**Provided material:**
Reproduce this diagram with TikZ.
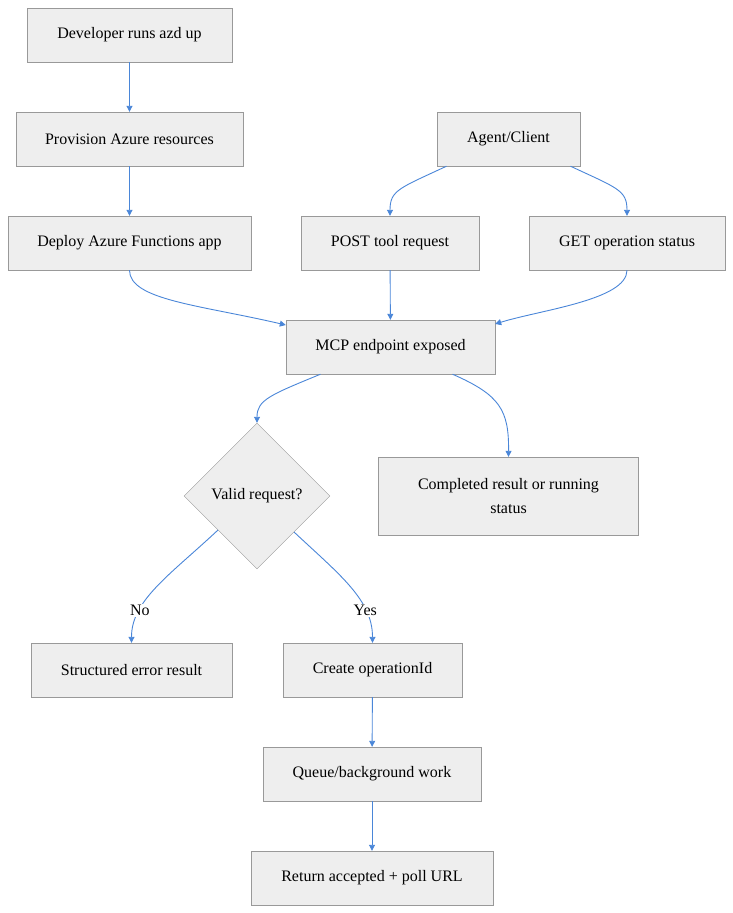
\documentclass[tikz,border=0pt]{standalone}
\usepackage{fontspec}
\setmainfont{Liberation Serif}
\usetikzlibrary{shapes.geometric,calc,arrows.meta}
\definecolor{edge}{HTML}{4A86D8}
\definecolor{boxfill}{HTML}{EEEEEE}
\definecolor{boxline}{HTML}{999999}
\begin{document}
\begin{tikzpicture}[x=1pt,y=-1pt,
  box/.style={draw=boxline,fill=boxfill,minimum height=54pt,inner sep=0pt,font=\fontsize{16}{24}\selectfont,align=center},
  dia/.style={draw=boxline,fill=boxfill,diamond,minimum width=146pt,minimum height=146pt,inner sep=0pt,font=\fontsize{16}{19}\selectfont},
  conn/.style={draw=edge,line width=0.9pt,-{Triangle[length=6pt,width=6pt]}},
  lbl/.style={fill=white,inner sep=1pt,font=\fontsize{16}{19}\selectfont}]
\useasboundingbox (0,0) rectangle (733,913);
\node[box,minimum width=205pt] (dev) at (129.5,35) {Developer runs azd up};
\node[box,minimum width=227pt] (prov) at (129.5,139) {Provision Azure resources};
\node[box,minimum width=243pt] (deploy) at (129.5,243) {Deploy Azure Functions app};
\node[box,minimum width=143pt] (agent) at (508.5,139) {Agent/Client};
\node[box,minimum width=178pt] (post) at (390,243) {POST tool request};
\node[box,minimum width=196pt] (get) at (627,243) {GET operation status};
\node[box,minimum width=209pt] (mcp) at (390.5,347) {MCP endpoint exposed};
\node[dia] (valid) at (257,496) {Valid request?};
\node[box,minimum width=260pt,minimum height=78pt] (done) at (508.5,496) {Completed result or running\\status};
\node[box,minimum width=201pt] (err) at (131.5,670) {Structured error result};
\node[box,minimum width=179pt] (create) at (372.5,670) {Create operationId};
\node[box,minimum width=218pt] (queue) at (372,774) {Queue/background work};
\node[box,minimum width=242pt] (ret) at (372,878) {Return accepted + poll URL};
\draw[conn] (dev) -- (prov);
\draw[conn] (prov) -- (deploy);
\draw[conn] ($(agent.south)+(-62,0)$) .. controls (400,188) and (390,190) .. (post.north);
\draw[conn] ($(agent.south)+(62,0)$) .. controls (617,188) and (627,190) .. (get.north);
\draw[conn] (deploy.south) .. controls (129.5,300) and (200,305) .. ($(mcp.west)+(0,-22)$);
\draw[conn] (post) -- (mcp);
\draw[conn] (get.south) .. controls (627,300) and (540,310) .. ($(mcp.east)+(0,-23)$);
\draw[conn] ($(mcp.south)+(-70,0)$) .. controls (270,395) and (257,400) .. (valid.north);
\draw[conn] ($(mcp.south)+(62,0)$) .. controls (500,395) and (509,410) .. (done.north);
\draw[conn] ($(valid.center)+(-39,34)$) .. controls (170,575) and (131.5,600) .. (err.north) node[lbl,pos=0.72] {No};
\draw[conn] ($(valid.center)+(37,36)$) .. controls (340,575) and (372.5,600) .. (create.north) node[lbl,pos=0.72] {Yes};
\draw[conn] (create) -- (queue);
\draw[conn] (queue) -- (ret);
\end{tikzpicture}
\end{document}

**Requirement:** Reproduce all of the material exactly, apart from the pictures.

**Correct answer:**
Reproduce this diagram with TikZ.
\documentclass[tikz,border=0pt]{standalone}
\usepackage{fontspec}
\setmainfont{Liberation Serif}
\usetikzlibrary{shapes.geometric,calc,arrows.meta}
\definecolor{edge}{HTML}{4A86D8}
\definecolor{boxfill}{HTML}{EEEEEE}
\definecolor{boxline}{HTML}{999999}
\begin{document}
\begin{tikzpicture}[x=1pt,y=-1pt,
  box/.style={draw=boxline,fill=boxfill,minimum height=54pt,inner sep=0pt,font=\fontsize{16}{24}\selectfont,align=center},
  dia/.style={draw=boxline,fill=boxfill,diamond,minimum width=146pt,minimum height=146pt,inner sep=0pt,font=\fontsize{16}{19}\selectfont},
  conn/.style={draw=edge,line width=0.9pt,-{Triangle[length=6pt,width=6pt]}},
  lbl/.style={fill=white,inner sep=1pt,font=\fontsize{16}{19}\selectfont}]
\useasboundingbox (0,0) rectangle (733,913);
\node[box,minimum width=205pt] (dev) at (129.5,35) {Developer runs azd up};
\node[box,minimum width=227pt] (prov) at (129.5,139) {Provision Azure resources};
\node[box,minimum width=243pt] (deploy) at (129.5,243) {Deploy Azure Functions app};
\node[box,minimum width=143pt] (agent) at (508.5,139) {Agent/Client};
\node[box,minimum width=178pt] (post) at (390,243) {POST tool request};
\node[box,minimum width=196pt] (get) at (627,243) {GET operation status};
\node[box,minimum width=209pt] (mcp) at (390.5,347) {MCP endpoint exposed};
\node[dia] (valid) at (257,496) {Valid request?};
\node[box,minimum width=260pt,minimum height=78pt] (done) at (508.5,496) {Completed result or running\\status};
\node[box,minimum width=201pt] (err) at (131.5,670) {Structured error result};
\node[box,minimum width=179pt] (create) at (372.5,670) {Create operationId};
\node[box,minimum width=218pt] (queue) at (372,774) {Queue/background work};
\node[box,minimum width=242pt] (ret) at (372,878) {Return accepted + poll URL};
\draw[conn] (dev) -- (prov);
\draw[conn] (prov) -- (deploy);
\draw[conn] ($(agent.south)+(-62,0)$) .. controls (400,188) and (390,190) .. (post.north);
\draw[conn] ($(agent.south)+(62,0)$) .. controls (617,188) and (627,190) .. (get.north);
\draw[conn] (deploy.south) .. controls (129.5,300) and (200,305) .. ($(mcp.west)+(0,-22)$);
\draw[conn] (post) -- (mcp);
\draw[conn] (get.south) .. controls (627,300) and (540,310) .. ($(mcp.east)+(0,-23)$);
\draw[conn] ($(mcp.south)+(-70,0)$) .. controls (270,395) and (257,400) .. (valid.north);
\draw[conn] ($(mcp.south)+(62,0)$) .. controls (500,395) and (509,410) .. (done.north);
\draw[conn] ($(valid.center)+(-39,34)$) .. controls (170,575) and (131.5,600) .. (err.north) node[lbl,pos=0.72] {No};
\draw[conn] ($(valid.center)+(37,36)$) .. controls (340,575) and (372.5,600) .. (create.north) node[lbl,pos=0.72] {Yes};
\draw[conn] (create) -- (queue);
\draw[conn] (queue) -- (ret);
\end{tikzpicture}
\end{document}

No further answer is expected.